■ YOUR TASK ■
The entries below contain pictures. Retype everything except those pictures, exactly as given.

■ EXTRACTED MATERIAL ■

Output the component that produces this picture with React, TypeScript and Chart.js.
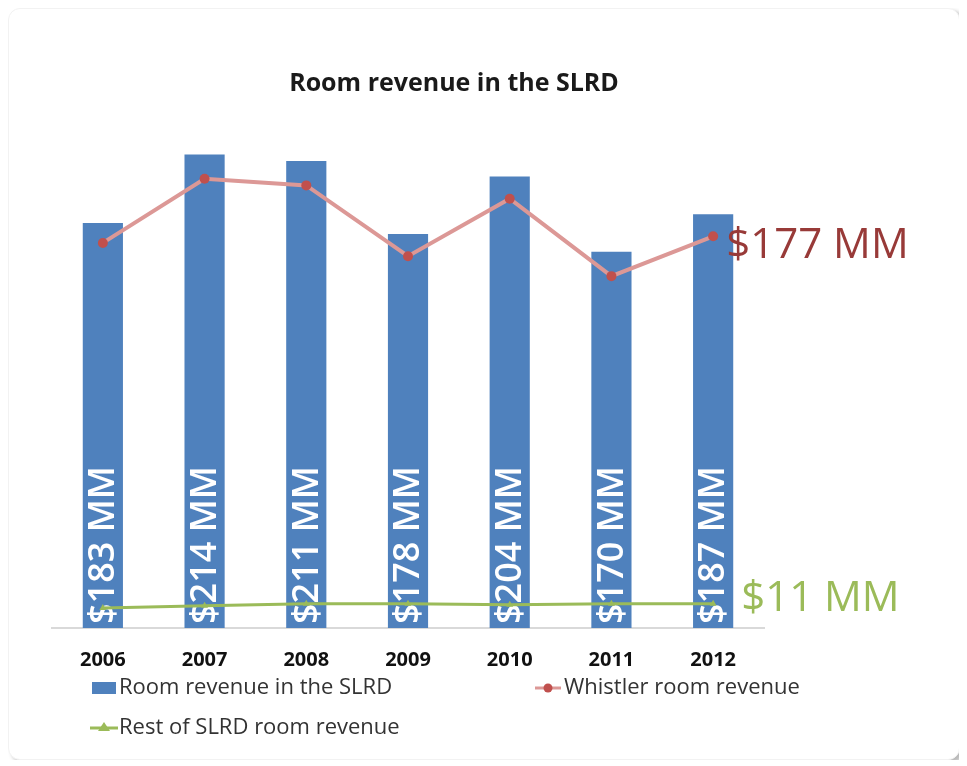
import { useEffect, useRef } from 'react';
import { Chart, registerables } from 'chart.js';

Chart.register(...registerables);

const categories = ['2006', '2007', '2008', '2009', '2010', '2011', '2012'];
const totalRevenue = [183, 214, 211, 178, 204, 170, 187];
const whistlerRevenue = [174, 203, 200, 168, 194, 159, 177];
const restRevenue = [9, 10, 11, 11, 10.5, 11, 11];
const seriesNames = ['Room revenue in the SLRD', 'Whistler room revenue', 'Rest of SLRD room revenue'];
const chartTitle = 'Room revenue in the SLRD';

const FONT = '"Open Sans", "DejaVu Sans", sans-serif';
const BLUE = '#4f81bd';
const RED_LINE = '#dc9896';
const RED_POINT = '#c0504d';
const RED_TEXT = '#983a38';
const GREEN = '#9bbb59';

const barLabelPlugin = {
  id: 'barLabels',
  afterDatasetDraw(chart: any, args: any) {
    if (args.index !== 0) return;
    const ctx = chart.ctx;
    const ds = chart.data.datasets[0];
    ctx.save();
    ctx.fillStyle = '#ffffff';
    ctx.font = `600 36px ${FONT}`;
    ctx.textAlign = 'left';
    ctx.textBaseline = 'middle';
    args.meta.data.forEach((bar: any, i: number) => {
      ctx.save();
      ctx.translate(bar.x + 1, bar.base - 4);
      ctx.rotate(-Math.PI / 2);
      ctx.fillText(`$${ds.data[i]} MM`, 0, 0);
      ctx.restore();
    });
    ctx.restore();
  },
};

const endLabelPlugin = {
  id: 'endLabels',
  afterDatasetsDraw(chart: any) {
    const ctx = chart.ctx;
    const items = [
      { index: 1, color: RED_TEXT, dx: 13, dy: 10 },
      { index: 2, color: GREEN, dx: 28, dy: -5 },
    ];
    ctx.save();
    ctx.font = `42px ${FONT}`;
    ctx.textAlign = 'left';
    ctx.textBaseline = 'middle';
    items.forEach((it) => {
      const meta = chart.getDatasetMeta(it.index);
      const data = chart.data.datasets[it.index].data;
      const last = meta.data[meta.data.length - 1];
      const v = Math.round(data[data.length - 1]);
      ctx.fillStyle = it.color;
      ctx.fillText(`$${v} MM`, last.x + it.dx, last.y + it.dy);
    });
    ctx.restore();
  },
};

const titleLegendPlugin = {
  id: 'titleLegend',
  afterDraw(chart: any) {
    const ctx = chart.ctx;
    ctx.save();
    ctx.fillStyle = '#1a1a1a';
    ctx.font = `bold 25px ${FONT}`;
    ctx.textAlign = 'center';
    ctx.textBaseline = 'middle';
    ctx.fillText(chartTitle, 446, 76);

    ctx.font = `22px ${FONT}`;
    ctx.textAlign = 'left';
    // item 1: bar box
    ctx.fillStyle = BLUE;
    ctx.fillRect(84, 674, 24, 12);
    ctx.fillStyle = '#333333';
    ctx.fillText(seriesNames[0], 111, 680);
    // item 2: red line with circle
    ctx.strokeStyle = RED_LINE;
    ctx.lineWidth = 3;
    ctx.beginPath();
    ctx.moveTo(527, 680);
    ctx.lineTo(553, 680);
    ctx.stroke();
    ctx.fillStyle = RED_POINT;
    ctx.beginPath();
    ctx.arc(540, 680, 4.5, 0, Math.PI * 2);
    ctx.fill();
    ctx.fillStyle = '#333333';
    ctx.fillText(seriesNames[1], 556, 680);
    // item 3: green line with triangle
    ctx.strokeStyle = GREEN;
    ctx.lineWidth = 3;
    ctx.beginPath();
    ctx.moveTo(82, 720);
    ctx.lineTo(110, 720);
    ctx.stroke();
    ctx.fillStyle = GREEN;
    ctx.beginPath();
    ctx.moveTo(96, 714);
    ctx.lineTo(102, 723);
    ctx.lineTo(90, 723);
    ctx.closePath();
    ctx.fill();
    ctx.fillStyle = '#333333';
    ctx.fillText(seriesNames[2], 111, 720);
    ctx.restore();
  },
};

export default function App() {
  const ref = useRef<HTMLCanvasElement | null>(null);

  useEffect(() => {
    if (!ref.current) return;
    const chart = new Chart(ref.current, {
      type: 'bar',
      data: {
        labels: categories,
        datasets: [
          {
            type: 'bar',
            label: seriesNames[0],
            data: totalRevenue,
            backgroundColor: BLUE,
            categoryPercentage: 1,
            barPercentage: 0.395,
            order: 3,
          } as any,
          {
            type: 'line',
            label: seriesNames[1],
            data: whistlerRevenue,
            borderColor: RED_LINE,
            borderWidth: 4,
            pointBackgroundColor: RED_POINT,
            pointBorderWidth: 0,
            pointRadius: 5,
            tension: 0,
            order: 1,
          } as any,
          {
            type: 'line',
            label: seriesNames[2],
            data: restRevenue,
            borderColor: GREEN,
            borderWidth: 3,
            pointStyle: 'triangle',
            pointBackgroundColor: GREEN,
            pointBorderWidth: 0,
            pointRadius: 4,
            tension: 0,
            order: 2,
          } as any,
        ],
      },
      options: {
        animation: false,
        responsive: false,
        devicePixelRatio: 1,
        layout: { padding: { left: 44, right: 196, top: 111, bottom: 68 } },
        plugins: {
          legend: { display: false },
          title: { display: false },
          tooltip: { enabled: false },
        },
        scales: {
          x: {
            grid: { display: false, drawTicks: false },
            border: { display: true, color: '#d9d9d9', width: 2 },
            ticks: {
              color: '#111111',
              font: { family: FONT, size: 20, weight: 'bold' },
              padding: 20,
            },
          },
          y: {
            display: false,
            min: 0,
            max: 230,
          },
        },
      },
      plugins: [barLabelPlugin, endLabelPlugin, titleLegendPlugin],
    });
    return () => chart.destroy();
  }, []);

  return (
    <div
      style={{
        position: 'relative',
        width: 952,
        height: 752,
        background: '#ffffff',
        borderRadius: 12,
        border: '1px solid #f2f2f2',
        boxSizing: 'border-box',
        boxShadow: '4px 3px 4px rgba(0,0,0,0.28)',
      }}
    >
      <canvas ref={ref} width={952} height={752} style={{ position: 'absolute', left: -1, top: -1 }} />
    </div>
  );
}
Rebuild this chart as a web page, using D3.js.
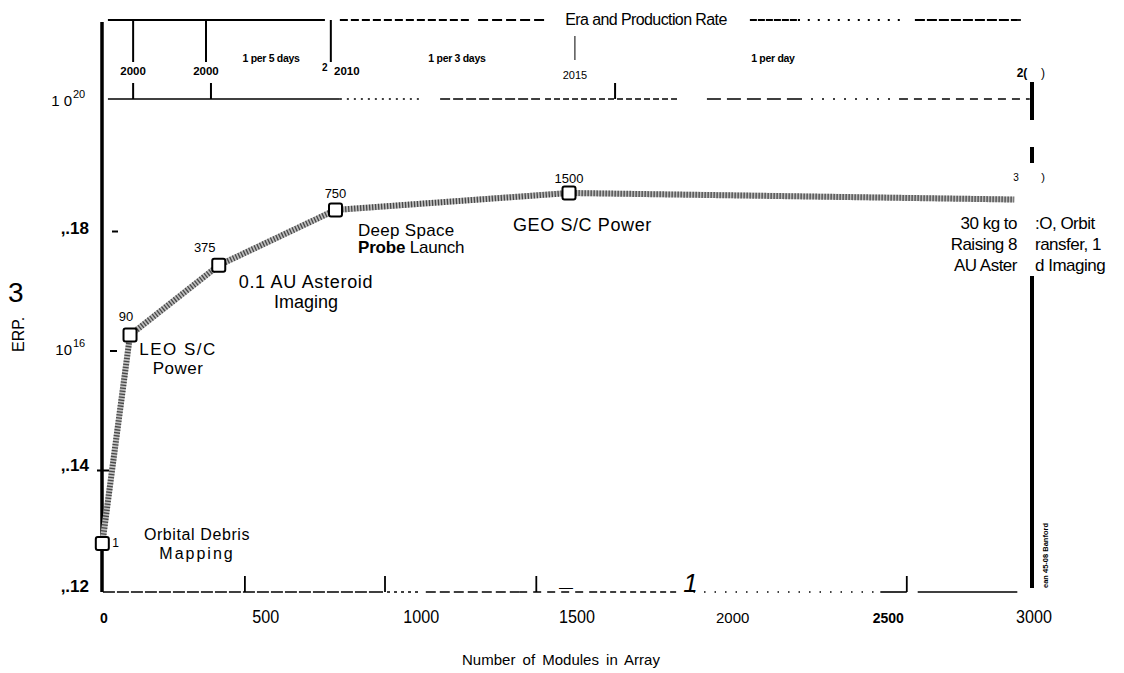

■ THE REPLY ■
Output the component that produces this picture with React, TypeScript and Chart.js.
import { useEffect, useRef } from 'react';
import { Chart, registerables } from 'chart.js';

Chart.register(...registerables);

const categories = ['2006', '2007', '2008', '2009', '2010', '2011', '2012'];
const totalRevenue = [183, 214, 211, 178, 204, 170, 187];
const whistlerRevenue = [174, 203, 200, 168, 194, 159, 177];
const restRevenue = [9, 10, 11, 11, 10.5, 11, 11];
const seriesNames = ['Room revenue in the SLRD', 'Whistler room revenue', 'Rest of SLRD room revenue'];
const chartTitle = 'Room revenue in the SLRD';

const FONT = '"Open Sans", "DejaVu Sans", sans-serif';
const BLUE = '#4f81bd';
const RED_LINE = '#dc9896';
const RED_POINT = '#c0504d';
const RED_TEXT = '#983a38';
const GREEN = '#9bbb59';

const barLabelPlugin = {
  id: 'barLabels',
  afterDatasetDraw(chart: any, args: any) {
    if (args.index !== 0) return;
    const ctx = chart.ctx;
    const ds = chart.data.datasets[0];
    ctx.save();
    ctx.fillStyle = '#ffffff';
    ctx.font = `600 36px ${FONT}`;
    ctx.textAlign = 'left';
    ctx.textBaseline = 'middle';
    args.meta.data.forEach((bar: any, i: number) => {
      ctx.save();
      ctx.translate(bar.x + 1, bar.base - 4);
      ctx.rotate(-Math.PI / 2);
      ctx.fillText(`$${ds.data[i]} MM`, 0, 0);
      ctx.restore();
    });
    ctx.restore();
  },
};

const endLabelPlugin = {
  id: 'endLabels',
  afterDatasetsDraw(chart: any) {
    const ctx = chart.ctx;
    const items = [
      { index: 1, color: RED_TEXT, dx: 13, dy: 10 },
      { index: 2, color: GREEN, dx: 28, dy: -5 },
    ];
    ctx.save();
    ctx.font = `42px ${FONT}`;
    ctx.textAlign = 'left';
    ctx.textBaseline = 'middle';
    items.forEach((it) => {
      const meta = chart.getDatasetMeta(it.index);
      const data = chart.data.datasets[it.index].data;
      const last = meta.data[meta.data.length - 1];
      const v = Math.round(data[data.length - 1]);
      ctx.fillStyle = it.color;
      ctx.fillText(`$${v} MM`, last.x + it.dx, last.y + it.dy);
    });
    ctx.restore();
  },
};

const titleLegendPlugin = {
  id: 'titleLegend',
  afterDraw(chart: any) {
    const ctx = chart.ctx;
    ctx.save();
    ctx.fillStyle = '#1a1a1a';
    ctx.font = `bold 25px ${FONT}`;
    ctx.textAlign = 'center';
    ctx.textBaseline = 'middle';
    ctx.fillText(chartTitle, 446, 76);

    ctx.font = `22px ${FONT}`;
    ctx.textAlign = 'left';
    // item 1: bar box
    ctx.fillStyle = BLUE;
    ctx.fillRect(84, 674, 24, 12);
    ctx.fillStyle = '#333333';
    ctx.fillText(seriesNames[0], 111, 680);
    // item 2: red line with circle
    ctx.strokeStyle = RED_LINE;
    ctx.lineWidth = 3;
    ctx.beginPath();
    ctx.moveTo(527, 680);
    ctx.lineTo(553, 680);
    ctx.stroke();
    ctx.fillStyle = RED_POINT;
    ctx.beginPath();
    ctx.arc(540, 680, 4.5, 0, Math.PI * 2);
    ctx.fill();
    ctx.fillStyle = '#333333';
    ctx.fillText(seriesNames[1], 556, 680);
    // item 3: green line with triangle
    ctx.strokeStyle = GREEN;
    ctx.lineWidth = 3;
    ctx.beginPath();
    ctx.moveTo(82, 720);
    ctx.lineTo(110, 720);
    ctx.stroke();
    ctx.fillStyle = GREEN;
    ctx.beginPath();
    ctx.moveTo(96, 714);
    ctx.lineTo(102, 723);
    ctx.lineTo(90, 723);
    ctx.closePath();
    ctx.fill();
    ctx.fillStyle = '#333333';
    ctx.fillText(seriesNames[2], 111, 720);
    ctx.restore();
  },
};

export default function App() {
  const ref = useRef<HTMLCanvasElement | null>(null);

  useEffect(() => {
    if (!ref.current) return;
    const chart = new Chart(ref.current, {
      type: 'bar',
      data: {
        labels: categories,
        datasets: [
          {
            type: 'bar',
            label: seriesNames[0],
            data: totalRevenue,
            backgroundColor: BLUE,
            categoryPercentage: 1,
            barPercentage: 0.395,
            order: 3,
          } as any,
          {
            type: 'line',
            label: seriesNames[1],
            data: whistlerRevenue,
            borderColor: RED_LINE,
            borderWidth: 4,
            pointBackgroundColor: RED_POINT,
            pointBorderWidth: 0,
            pointRadius: 5,
            tension: 0,
            order: 1,
          } as any,
          {
            type: 'line',
            label: seriesNames[2],
            data: restRevenue,
            borderColor: GREEN,
            borderWidth: 3,
            pointStyle: 'triangle',
            pointBackgroundColor: GREEN,
            pointBorderWidth: 0,
            pointRadius: 4,
            tension: 0,
            order: 2,
          } as any,
        ],
      },
      options: {
        animation: false,
        responsive: false,
        devicePixelRatio: 1,
        layout: { padding: { left: 44, right: 196, top: 111, bottom: 68 } },
        plugins: {
          legend: { display: false },
          title: { display: false },
          tooltip: { enabled: false },
        },
        scales: {
          x: {
            grid: { display: false, drawTicks: false },
            border: { display: true, color: '#d9d9d9', width: 2 },
            ticks: {
              color: '#111111',
              font: { family: FONT, size: 20, weight: 'bold' },
              padding: 20,
            },
          },
          y: {
            display: false,
            min: 0,
            max: 230,
          },
        },
      },
      plugins: [barLabelPlugin, endLabelPlugin, titleLegendPlugin],
    });
    return () => chart.destroy();
  }, []);

  return (
    <div
      style={{
        position: 'relative',
        width: 952,
        height: 752,
        background: '#ffffff',
        borderRadius: 12,
        border: '1px solid #f2f2f2',
        boxSizing: 'border-box',
        boxShadow: '4px 3px 4px rgba(0,0,0,0.28)',
      }}
    >
      <canvas ref={ref} width={952} height={752} style={{ position: 'absolute', left: -1, top: -1 }} />
    </div>
  );
}
Rebuild this chart as a web page, using D3.js.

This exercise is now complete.